Multiscale modeling of a membrane bioreactor for the treatment of oil and grease rendering wastewaters

Abstract

Membrane bioreactors represent an attractive alternative for food industries wastewater treatment. This type of reactors comprise an aerobic tank (where the biochemical reactions take place) and a membrane tank (where the final filtration process occurs). Mathematical modeling of these systems is a practical tool for the design, control and optimization of wastewater treatment plants. Among the modeling approaches, there is no mathematical model that is specifically designed for membrane bioreactors, and that captures the hierarchical nature of these systems.

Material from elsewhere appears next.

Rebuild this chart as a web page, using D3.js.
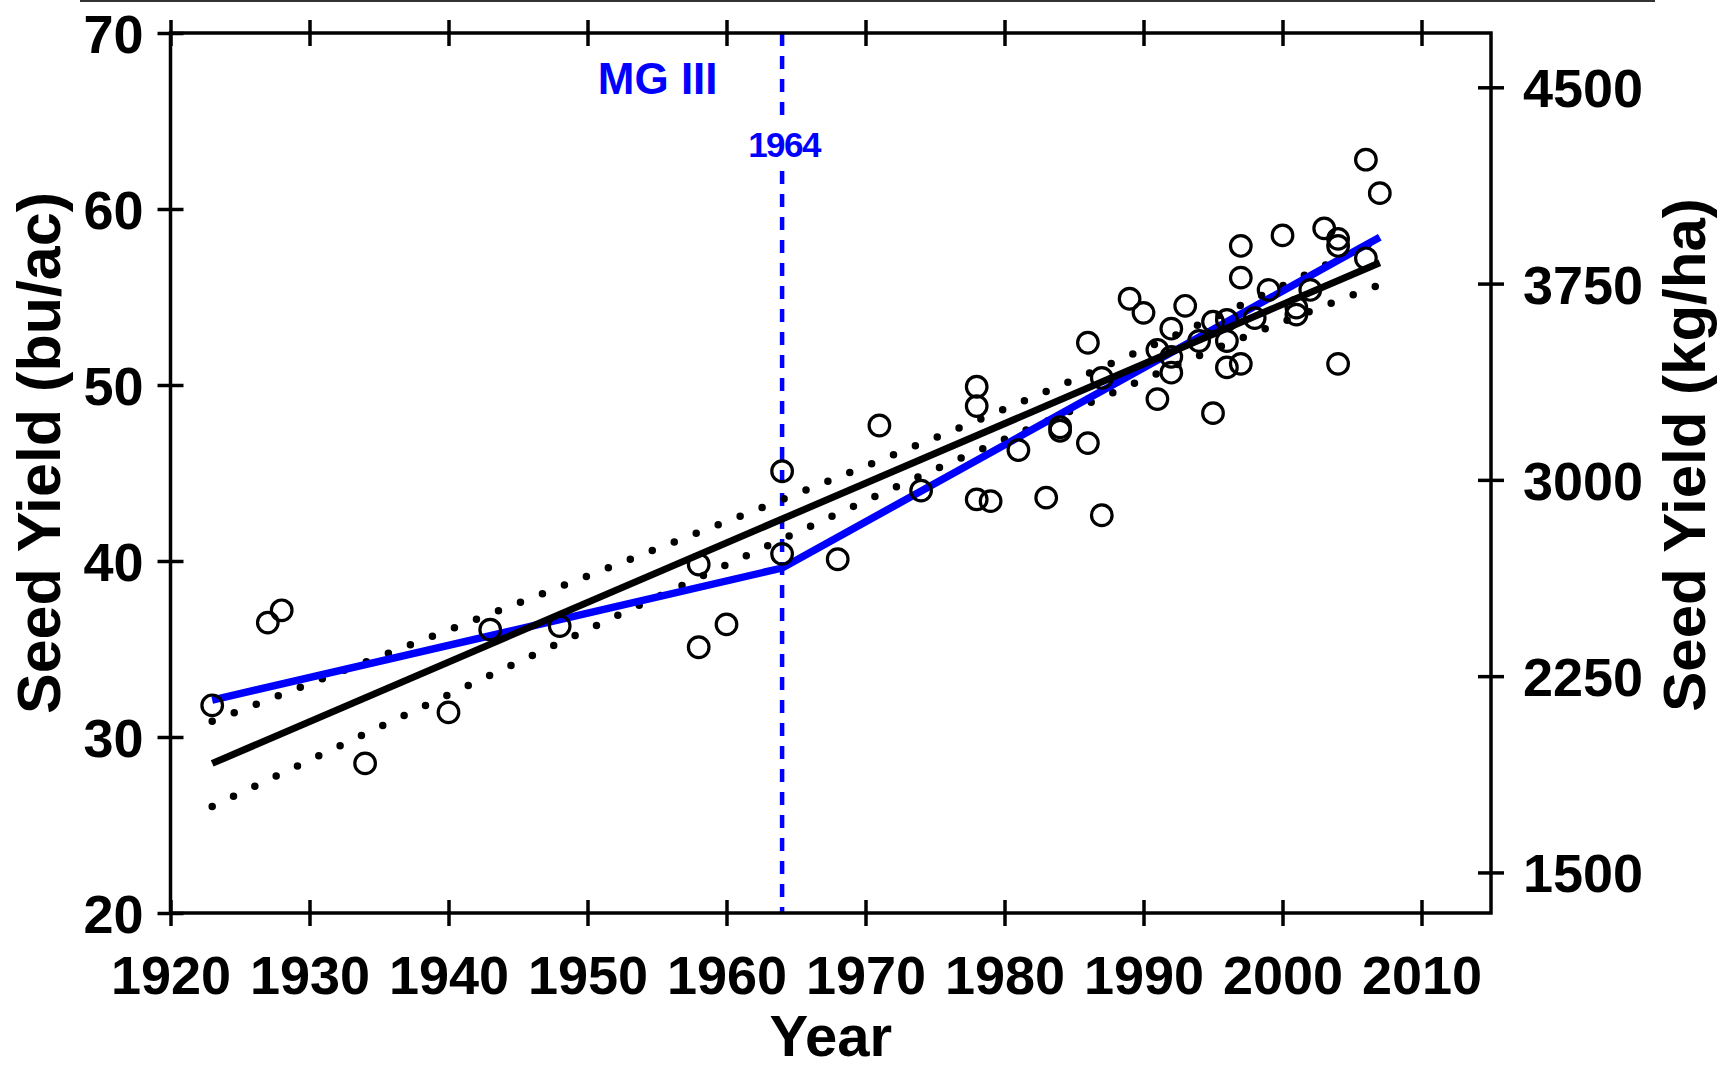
<!DOCTYPE html>
<html>
<head>
<meta charset="utf-8">
<script src="https://cdn.jsdelivr.net/npm/d3@7"></script>
<style>
  body { margin: 0; background: #fff; }
  svg { display: block; font-family: 'Liberation Sans', Arial, sans-serif; font-weight: bold; }
</style>
</head>
<body>
<div class="canvas"></div>
<script>
// !--------------------------------------------------------------data content below

// observed yields (bu/ac) by release year
const years = [
  1923, 1927, 1928, 1934, 1940, 1943, 1948, 1958, 1958, 1960,
  1964, 1964, 1968, 1971, 1974, 1978, 1978, 1978, 1979, 1981,
  1983, 1984, 1984, 1986, 1986, 1987, 1987, 1989, 1990, 1991,
  1991, 1992, 1992, 1992, 1993, 1994, 1995, 1995, 1996, 1996,
  1996, 1997, 1997, 1997, 1998, 1999, 2000, 2001, 2001, 2002,
  2003, 2004, 2004, 2004, 2006, 2006, 2007,
];
const yields = [
  31.8, 36.5, 37.2, 28.5, 31.4, 36.1, 36.3, 39.8, 35.1, 36.4,
  45.1, 40.4, 40.1, 47.7, 44.0, 49.9, 48.8, 43.5, 43.4, 46.3,
  43.6, 47.6, 47.4, 52.4, 46.7, 50.4, 42.6, 54.9, 54.1, 52.0,
  49.2, 53.2, 51.6, 50.7, 54.5, 52.5, 53.6, 48.4, 53.7, 52.5,
  51.0, 57.9, 56.1, 51.2, 53.8, 55.4, 58.5, 54.4, 54.0, 55.4,
  58.9, 58.3, 57.9, 51.2, 62.8, 57.2, 60.9,
];

// segmented fit (blue), break at MG III year
const segYears = [1923, 1964, 2007];
const segYield = [32.1, 39.6, 58.4];

// linear fit (black)
const fitYears = [1923, 2007];
const fitYield = [28.5, 56.95];

// confidence band (dotted)
const bandYears = [1923, 1935, 1945, 1955, 1965, 1975, 1985, 1995, 2007];
const bandUpper = [30.9, 34.55, 37.6, 40.7, 43.8, 47.0, 50.3, 53.8, 58.3];
const bandLower = [26.05, 30.55, 34.25, 37.95, 41.6, 45.2, 48.6, 52.0, 55.7];

// axis ticks
const yearTicks = [1920, 1930, 1940, 1950, 1960, 1970, 1980, 1990, 2000, 2010];
const buTicks = [20, 30, 40, 50, 60, 70];
const kgTicks = [1500, 2250, 3000, 3750, 4500];
const kgPerBu = 67.25;

const breakYear = 1964;
const breakLabel = 'MG III';

// !----------------------------------------------------------graph content below

const dims = { width: 1725, height: 1070, left: 170.5, right: 1491, top: 33, bottom: 913 };
const blue = '#0000ff';

const svg = d3
  .select('.canvas')
  .append('svg')
  .attr('width', dims.width)
  .attr('height', dims.height);

// header rule at the very top
svg
  .append('line')
  .attr('x1', 80)
  .attr('x2', 1655)
  .attr('y1', 1)
  .attr('y2', 1)
  .attr('stroke', '#333')
  .attr('stroke-width', 2);

const x = d3.scaleLinear().domain([1920, 2015]).range([dims.left, dims.right]);
const y = d3.scaleLinear().domain([20, 70]).range([dims.bottom, dims.top]);
const yKg = d3.scaleLinear().domain([20 * kgPerBu, 70 * kgPerBu]).range([dims.bottom, dims.top]);

// MG III break line (drawn under everything)
const dashGroup = svg.append('g');
[[dims.top, 118], [171, dims.bottom]].forEach(([a, b]) => {
  dashGroup
    .append('line')
    .attr('x1', x(breakYear))
    .attr('x2', x(breakYear))
    .attr('y1', a)
    .attr('y2', b)
    .attr('stroke', blue)
    .attr('stroke-width', 4.5)
    .attr('stroke-dasharray', '13 10');
});

svg
  .append('text')
  .attr('x', x(breakYear) + 2)
  .attr('y', 157)
  .attr('text-anchor', 'middle')
  .attr('font-size', 35)
  .attr('fill', blue)
  .style('letter-spacing', '-1.5px')
  .text(breakYear);

svg
  .append('text')
  .attr('x', x(1955.05))
  .attr('y', 94)
  .attr('text-anchor', 'middle')
  .attr('font-size', 44)
  .attr('fill', blue)
  .text(breakLabel);

// lines
const line = d3
  .line()
  .x((d) => x(d[0]))
  .y((d) => y(d[1]));

const band = d3
  .line()
  .curve(d3.curveMonotoneX)
  .x((d) => x(d[0]))
  .y((d) => y(d[1]));

[bandUpper, bandLower].forEach((vals) => {
  svg
    .append('path')
    .attr('d', band(bandYears.map((yr, i) => [yr, vals[i]])))
    .attr('fill', 'none')
    .attr('stroke', '#000')
    .attr('stroke-width', 7.5)
    .attr('stroke-linecap', 'round')
    .attr('stroke-dasharray', '0 23.6');
});

svg
  .append('path')
  .attr('d', line(segYears.map((yr, i) => [yr, segYield[i]])))
  .attr('fill', 'none')
  .attr('stroke', blue)
  .attr('stroke-width', 7.5);

svg
  .append('path')
  .attr('d', line(fitYears.map((yr, i) => [yr, fitYield[i]])))
  .attr('fill', 'none')
  .attr('stroke', '#000')
  .attr('stroke-width', 7);

// open circles
svg
  .append('g')
  .selectAll('circle')
  .data(years.map((yr, i) => ({ year: yr, value: yields[i] })))
  .enter()
  .append('circle')
  .attr('cx', (d) => x(d.year))
  .attr('cy', (d) => y(d.value))
  .attr('r', 10.3)
  .attr('fill', 'none')
  .attr('stroke', '#000')
  .attr('stroke-width', 3.2);

// axes with ticks crossing the frame
const tickLen = 13;
const styleAxis = (g, horizontal) => {
  g.select('.domain').remove();
  g.selectAll('.tick line')
    .attr('stroke', '#000')
    .attr('stroke-width', 3.5)
    .attr(horizontal ? 'y1' : 'x1', -tickLen)
    .attr(horizontal ? 'y2' : 'x2', tickLen);
  g.selectAll('.tick text')
    .attr('fill', '#000')
    .attr('font-size', 54)
    .attr('font-family', "'Liberation Sans', Arial, sans-serif")
    .attr('font-weight', 'bold');
};

svg
  .append('g')
  .attr('transform', `translate(0, ${dims.bottom})`)
  .call(d3.axisBottom(x).tickValues(yearTicks).tickFormat(d3.format('d')).tickPadding(28))
  .call((g) => styleAxis(g, true))
  .selectAll('.tick text')
  .attr('y', 81)
  .attr('dy', 0);

svg
  .append('g')
  .attr('transform', `translate(0, ${dims.top})`)
  .call(d3.axisTop(x).tickValues(yearTicks).tickFormat(''))
  .call((g) => styleAxis(g, true));

svg
  .append('g')
  .attr('transform', `translate(${dims.left}, 0)`)
  .call(d3.axisLeft(y).tickValues(buTicks).tickPadding(14))
  .call((g) => styleAxis(g, false))
  .selectAll('.tick text')
  .attr('x', -27)
  .attr('dy', '0.36em');

svg
  .append('g')
  .attr('transform', `translate(${dims.right}, 0)`)
  .call(d3.axisRight(yKg).tickValues(kgTicks).tickFormat(d3.format('d')))
  .call((g) => styleAxis(g, false))
  .selectAll('.tick text')
  .attr('x', 32)
  .attr('dy', '0.36em');

// frame
svg
  .append('rect')
  .attr('x', dims.left)
  .attr('y', dims.top)
  .attr('width', dims.right - dims.left)
  .attr('height', dims.bottom - dims.top)
  .attr('fill', 'none')
  .attr('stroke', '#000')
  .attr('stroke-width', 3.5);

// axis titles
svg
  .append('text')
  .attr('x', (dims.left + dims.right) / 2)
  .attr('y', 1056)
  .attr('text-anchor', 'middle')
  .attr('font-size', 58)
  .text('Year');

svg
  .append('text')
  .attr('transform', `translate(60, 453) rotate(-90)`)
  .attr('text-anchor', 'middle')
  .attr('font-size', 61)
  .text('Seed Yield (bu/ac)');

svg
  .append('text')
  .attr('transform', `translate(1705, 455) rotate(-90)`)
  .attr('text-anchor', 'middle')
  .attr('font-size', 60)
  .text('Seed Yield (kg/ha)');
</script>
</body>
</html>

In the present work, new mathematical models for mass and momentum transport are derived from the fundamental equations at the continuum level. With the use of the volume averaging method, effective medium models for both the aerobic and membrane tanks were developed. This modeling approach has the advantage that the coefficients involved in the model can be predicted from closure schemes, without representing a demanding computational effort. This deterministic model allows predicting the most favorable design and operating conditions. Additionally, numerical simulations of these models give rise to a better understanding of the involved mass transport mechanisms in the membrane tank, this is achieved through the prediction of the fluid velocity, and the dynamics of the total mass flux and the concentration at each point in the tank. The models derived here are valuable because they allow analyzing the effect of each (operational and/or design) parameter over the dynamics of long-chain fatty acids and oxygen concentrations.